Source code archaeology is very similar to the archaeology you're familiar with: you dig down, layer after layer, uncovering artifacts from a particular time period. You essentially get to see the state of affairs at one particular point in time. Then historical events occur and layers upon layers are deposited on top.

With source code archaeology, you can dig back into the history of a file. Let's pretend we agreed on a particular coding style for the NetBeans source code base, and I went and ran a filter over the entire code base, reformatted it, and checked the code in with the comment "Source code reformatted to spec using codestyle ide/formatsettings.xml". Reformatting the entire source base (yes, I know, blasphemy!) is usually criticized as bad because you can't find out why a particular line was added or changed, since now the version information for the line points to the reformatting delta. But but but - remember the layers! (Insert mandatory Shrek reference here...) It's easy to go to the layer below the reformat, and see what the version of the file looked like prior to the reformatting delta. So, once you've done a giant reformat of the source base, looking for the origin of a particular source file line may involve multiple operations. First you determine what delta corresponds to the current version of the line. If you see that it was for a reformat, you peek at the version below it, locate the same line, and look at its original comment.

Now, you might argue that that's an extra step. You would be right - but think about it, what's more common, reading code, or reading the checkin comment for a particular source line? As long as you can get the team to use the same source formatting conventions (perhaps even performed or enforced automatically at checkin) you'll only need to do this global operation once.

Tools should make this job easy. It's not all that hard on the command line either. You may have heard of the "cvs blame" command.

tor:1% cvs blame
Unknown command: `blame'

CVS commands are:
add Add a new file/directory to the repository

Ok, so that's not really the command, but it's the common name for the cvs annotate method! It lets you figure out who to blame for the ridiculously stupid bug you just found in the code. The real name is cvs annotate.
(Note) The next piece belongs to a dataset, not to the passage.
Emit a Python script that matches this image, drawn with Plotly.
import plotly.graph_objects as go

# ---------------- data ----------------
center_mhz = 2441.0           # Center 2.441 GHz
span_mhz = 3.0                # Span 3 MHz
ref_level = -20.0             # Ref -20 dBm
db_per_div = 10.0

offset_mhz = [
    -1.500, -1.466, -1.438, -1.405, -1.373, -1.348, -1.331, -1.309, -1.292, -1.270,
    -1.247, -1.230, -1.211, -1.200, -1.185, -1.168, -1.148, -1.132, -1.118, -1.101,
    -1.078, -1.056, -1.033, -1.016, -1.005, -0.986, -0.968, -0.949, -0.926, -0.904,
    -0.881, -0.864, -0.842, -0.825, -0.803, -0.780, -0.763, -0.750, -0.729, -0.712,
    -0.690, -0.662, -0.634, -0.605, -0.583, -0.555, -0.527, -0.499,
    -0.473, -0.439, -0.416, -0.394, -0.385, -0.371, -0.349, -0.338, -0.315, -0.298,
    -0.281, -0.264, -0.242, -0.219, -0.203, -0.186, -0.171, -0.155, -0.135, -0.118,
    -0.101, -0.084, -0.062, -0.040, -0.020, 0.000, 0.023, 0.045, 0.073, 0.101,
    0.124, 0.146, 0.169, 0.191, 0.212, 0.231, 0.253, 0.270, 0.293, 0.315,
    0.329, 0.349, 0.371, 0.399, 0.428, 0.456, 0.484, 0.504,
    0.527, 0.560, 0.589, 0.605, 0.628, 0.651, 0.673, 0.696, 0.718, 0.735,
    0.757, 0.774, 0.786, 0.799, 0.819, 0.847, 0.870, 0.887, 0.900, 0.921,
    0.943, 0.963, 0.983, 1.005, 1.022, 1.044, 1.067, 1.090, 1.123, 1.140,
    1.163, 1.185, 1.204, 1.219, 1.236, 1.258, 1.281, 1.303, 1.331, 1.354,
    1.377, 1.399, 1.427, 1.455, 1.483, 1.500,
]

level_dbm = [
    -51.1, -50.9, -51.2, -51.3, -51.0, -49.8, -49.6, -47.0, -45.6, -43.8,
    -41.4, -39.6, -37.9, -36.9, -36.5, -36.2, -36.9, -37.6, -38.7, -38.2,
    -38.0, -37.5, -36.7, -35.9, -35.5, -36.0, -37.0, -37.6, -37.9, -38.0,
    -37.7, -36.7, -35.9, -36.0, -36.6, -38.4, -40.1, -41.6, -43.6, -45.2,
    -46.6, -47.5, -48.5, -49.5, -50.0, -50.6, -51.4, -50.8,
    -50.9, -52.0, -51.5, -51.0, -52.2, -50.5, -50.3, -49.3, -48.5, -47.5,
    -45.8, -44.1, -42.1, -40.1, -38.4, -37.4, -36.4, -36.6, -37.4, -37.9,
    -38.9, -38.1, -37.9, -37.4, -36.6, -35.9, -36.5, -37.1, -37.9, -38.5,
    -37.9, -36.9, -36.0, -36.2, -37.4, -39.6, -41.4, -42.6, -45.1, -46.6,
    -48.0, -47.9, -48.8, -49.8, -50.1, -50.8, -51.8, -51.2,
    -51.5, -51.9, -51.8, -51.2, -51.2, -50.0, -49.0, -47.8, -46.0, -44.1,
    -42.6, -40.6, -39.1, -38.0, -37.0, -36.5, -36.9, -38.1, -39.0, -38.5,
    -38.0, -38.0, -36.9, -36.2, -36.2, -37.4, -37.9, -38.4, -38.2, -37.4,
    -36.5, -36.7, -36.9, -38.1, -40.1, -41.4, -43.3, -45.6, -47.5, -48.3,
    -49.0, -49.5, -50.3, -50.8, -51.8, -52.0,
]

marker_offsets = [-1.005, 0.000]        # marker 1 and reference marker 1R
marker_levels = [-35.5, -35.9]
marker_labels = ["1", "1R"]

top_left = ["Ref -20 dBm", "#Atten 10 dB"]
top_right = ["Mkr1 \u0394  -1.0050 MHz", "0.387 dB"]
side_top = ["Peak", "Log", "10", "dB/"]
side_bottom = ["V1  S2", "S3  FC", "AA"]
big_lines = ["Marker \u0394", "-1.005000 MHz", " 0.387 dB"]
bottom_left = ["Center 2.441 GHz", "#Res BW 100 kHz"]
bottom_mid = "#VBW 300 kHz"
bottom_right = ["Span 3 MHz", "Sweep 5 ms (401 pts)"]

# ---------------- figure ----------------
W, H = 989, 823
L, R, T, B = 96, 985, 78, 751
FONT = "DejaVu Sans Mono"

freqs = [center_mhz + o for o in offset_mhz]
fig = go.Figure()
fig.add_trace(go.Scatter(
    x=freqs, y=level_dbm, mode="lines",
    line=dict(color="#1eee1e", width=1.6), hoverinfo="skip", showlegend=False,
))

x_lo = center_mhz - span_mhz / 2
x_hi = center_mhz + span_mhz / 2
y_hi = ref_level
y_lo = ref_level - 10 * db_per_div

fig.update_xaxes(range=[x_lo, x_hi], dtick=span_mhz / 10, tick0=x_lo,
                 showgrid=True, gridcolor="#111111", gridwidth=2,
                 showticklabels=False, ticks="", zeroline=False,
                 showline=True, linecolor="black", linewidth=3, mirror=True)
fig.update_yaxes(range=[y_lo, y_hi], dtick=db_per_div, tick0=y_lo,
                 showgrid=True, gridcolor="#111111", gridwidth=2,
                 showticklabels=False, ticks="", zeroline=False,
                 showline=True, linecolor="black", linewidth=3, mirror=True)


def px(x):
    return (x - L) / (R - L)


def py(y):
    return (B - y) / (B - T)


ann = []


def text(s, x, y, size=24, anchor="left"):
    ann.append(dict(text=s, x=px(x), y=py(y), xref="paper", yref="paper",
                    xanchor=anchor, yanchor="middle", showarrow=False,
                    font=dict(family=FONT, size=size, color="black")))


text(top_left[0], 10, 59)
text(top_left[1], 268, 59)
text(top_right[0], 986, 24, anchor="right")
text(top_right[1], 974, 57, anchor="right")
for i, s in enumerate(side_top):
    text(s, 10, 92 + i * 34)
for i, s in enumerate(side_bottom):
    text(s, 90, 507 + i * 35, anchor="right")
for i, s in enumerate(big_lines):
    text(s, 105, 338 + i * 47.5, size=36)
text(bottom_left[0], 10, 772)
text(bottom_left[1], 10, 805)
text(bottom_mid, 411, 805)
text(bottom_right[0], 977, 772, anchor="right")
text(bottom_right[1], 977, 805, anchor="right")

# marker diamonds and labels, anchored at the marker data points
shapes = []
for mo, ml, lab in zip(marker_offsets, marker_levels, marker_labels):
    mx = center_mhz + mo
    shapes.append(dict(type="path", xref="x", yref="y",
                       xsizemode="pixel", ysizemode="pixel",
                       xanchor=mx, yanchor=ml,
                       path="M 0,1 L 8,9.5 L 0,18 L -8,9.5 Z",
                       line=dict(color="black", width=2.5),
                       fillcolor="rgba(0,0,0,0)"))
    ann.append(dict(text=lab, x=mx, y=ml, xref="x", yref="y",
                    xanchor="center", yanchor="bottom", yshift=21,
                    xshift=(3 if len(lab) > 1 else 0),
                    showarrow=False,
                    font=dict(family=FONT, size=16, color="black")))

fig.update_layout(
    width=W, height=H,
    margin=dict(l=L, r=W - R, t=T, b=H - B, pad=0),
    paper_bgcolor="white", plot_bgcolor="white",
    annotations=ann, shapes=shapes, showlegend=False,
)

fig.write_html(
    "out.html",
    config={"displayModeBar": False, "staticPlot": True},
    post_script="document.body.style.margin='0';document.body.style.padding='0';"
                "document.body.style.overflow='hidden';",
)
With cvs annotate you can get annotations for the current version. Let's say that you discovered that a reformat happened in revision 1.43 of file To see what the file looked like before that, simply do

tor:2% cvs annotate -r 1.42

1.1 (tor 24-Mar-03): /*
1.1 (tor 24-Mar-03): * Copyright 2003 Sun Microsystems, Inc. All rights reserved.
1.1 (tor 24-Mar-03): * SUN PROPRIETARY/CONFIDENTIAL. Use is subject to license terms.
1.1 (tor 24-Mar-03): */
1.1 (tor 24-Mar-03):
1.1 (tor 24-Mar-03): package;
1.1 (tor 24-Mar-03):
1.1 (tor 24-Mar-03): import java.awt.geom.Rectangle2D;

As I mentioned, tools should make this easy. I'm not sure what the current state of this is in NetBeans' new CVS support, or in other IDEs. I had a strong need for this back when I worked with SCCS and Teamware on Sun's C++ development environment. I built a prototype for doing this kind of exploration; I think it's still relevant today, seven years later, so I'll include a couple of screenshots of it. Consider this a wishlist for $favorite_ide, in my case NetBeans.

The idea is that you get to open your source file in a version-annotated view, where all the source lines are colored according to some source code metrics. For example, really old lines have a dark background, and recent lines have a bright red background. (To show which lines belong to the same delta, look for the < and > signs in the left margin showing contiguous blocks, since code about the same age can have roughly the same color but should be logically distinguishable.
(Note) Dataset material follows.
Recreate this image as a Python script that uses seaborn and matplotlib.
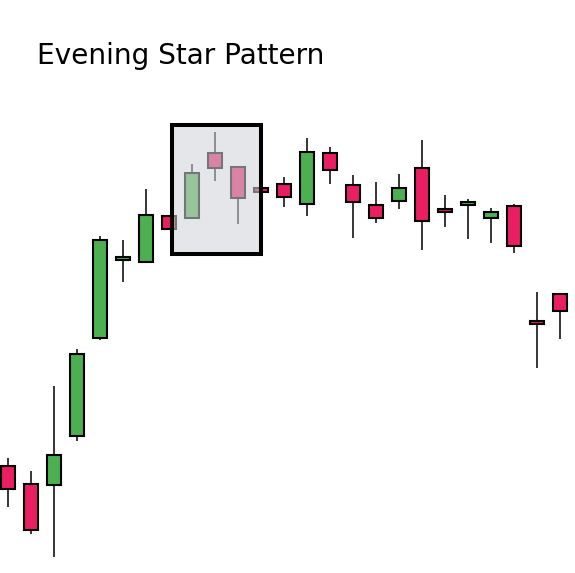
import numpy as np
import pandas as pd
import matplotlib
matplotlib.use("Agg")
import matplotlib.pyplot as plt
import seaborn as sns
from matplotlib.patches import Rectangle

# ----------------------------
# OHLC data (arbitrary price units)
# ----------------------------

opens  = [107,  89,  88, 137, 235, 313, 311, 357, 355, 420, 406, 385, 389,
          369, 420, 388, 368, 372, 405, 364, 368, 355, 367, 252, 279]
highs  = [115, 102, 187, 224, 337, 333, 384, 357, 409, 441, 406, 385, 396,
          435, 426, 398, 391, 399, 433, 378, 374, 365, 369, 281, 280]
lows   = [ 66,  39,  16, 132, 233, 291, 310, 344, 355, 392, 349, 381, 366,
          357, 389, 335, 350, 364, 323, 346, 334, 330, 320, 205, 234]
closes = [ 84,  43, 118, 219, 333, 316, 358, 344, 400, 405, 375, 381, 376,
          421, 403, 371, 355, 385, 352, 361, 371, 361, 327, 249, 262]

title = "Evening Star Pattern"
highlight = (8, 10)   # candles forming the evening star

df = pd.DataFrame({"open": opens, "high": highs, "low": lows, "close": closes})
df["x"] = np.arange(len(df))
df["up"] = df["close"] >= df["open"]

UP = "#4caf50"
DOWN = "#e91e63"

sns.set_style("white")
plt.rcParams["font.family"] = ["DejaVu Sans"]

fig = plt.figure(figsize=(5.75, 5.73), dpi=100)
ax = fig.add_axes([0, 0, 1, 1])

colors = np.where(df["up"], UP, DOWN)
body_low = df[["open", "close"]].min(axis=1)
body_h = (df["open"] - df["close"]).abs()

# wicks
ax.vlines(df["x"], df["low"], df["high"], color="black", linewidth=1.1, zorder=1)

# bodies
ax.bar(df["x"], body_h, bottom=body_low, width=0.61, color=colors,
       edgecolor="black", linewidth=1.5, zorder=2)

# highlight box over the pattern
lo, hi = highlight
sub = df.iloc[lo:hi + 1]
x0, x1 = lo - 0.87, hi + 1.02
y0, y1 = sub["low"].min() - 30, sub["high"].max() + 7
ax.add_patch(Rectangle((x0, y0), x1 - x0, y1 - y0, facecolor=(0.82, 0.83, 0.85),
                       alpha=0.56, edgecolor="none", zorder=3))
ax.add_patch(Rectangle((x0, y0), x1 - x0, y1 - y0, facecolor="none",
                       edgecolor="black", linewidth=2.9, zorder=4))

ax.set_xlim(-8 / 23, 567 / 23)
ax.set_ylim(0, 573)
ax.axis("off")

fig.text(37 / 575, 1 - 56 / 573, title, fontsize=20.2, color="black",
         va="center", ha="left")

plt.savefig("out.png", dpi=100)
The point is that you want to be able to click on a line to be able to see its checkin comment - and to quickly cycle through previous versions of the file (and diff between versions).

Another possible coloration assigns a different color to each user who has touched the file. The overview gives you an indication of who's most responsible for this source file.

There are some other minor things here too, but I think I've made my point: Source Code Archaeology - it's important. It needs better tools support. But it's possible today, and should help you make the transition to a properly formatted source code base.


  1. Move that curly up, and I'll reformat the code to put it again down where it Belongs..=)
    Seriously speaking, what about a coder having differentn coding styles?

  2. I have to agree with Ken Arnold. The basic idea he puts forward is that we need to consider whitespace and style as part of the language design rather than leaving that up for each person to decide. This would insure that all code by all team members is similar ( at least in regards to style ). A modern IDE should have little trouble setting and helping to format any code that requires such, we are already almost there as it is now....

  3. > ... think about it, what's more common, reading code, or reading the checkin comment for a particular source line?
    This really doesn’t have much to do with what's more common, or with CVS in particular. It has to do with the software lifecycle; Software quality assurance, configuration management and in the end risk management. Presumably if you are fixing someone else’s code, it’s baselined code. There are more reasons not to reformat than to reformat it.
    It is often the case when tracking defects and compiling SQA metrics that several metrics are tied to the number of lines of code changed between updates/releases/baselines. Software that counts the changes to compile the metric doesn’t know that you changed an entire file just to reformat it, and counts every changed line against the software team’s metrics.
    A change control board wanting to review code changes prior to accepting a change to a baseline can’t be expected to do the archeology to figure out what really changed. Automated tools document what’s changed between the baseline and the proposed change, but not if there are intermediate steps where the entire file has been reformatted.
    Unless you can prove that the reformatting module/program has zero defects and therefore no chance whatsoever of breaking code that works, you run the risk of introducing bugs along with the intended fix.
    CVS in particular has a very nasty problem with bulk code reformatting in a distributed team environment, namely conflicts. You can never be certain that someone else isn’t fixing something else in the same file unless you are going to force locking ala SCCS. If you commit a reformat, you will force the other person to waste time resolving white space conflicts.
    I am very pedantic about coding style, but I have also been coding long enough to have gained quite a bit of flexibility in reading other people’s code.

  4. Ug. Paragraph breaks were there when I previewed, but gone when I posted. Sorry, hope it's still readable.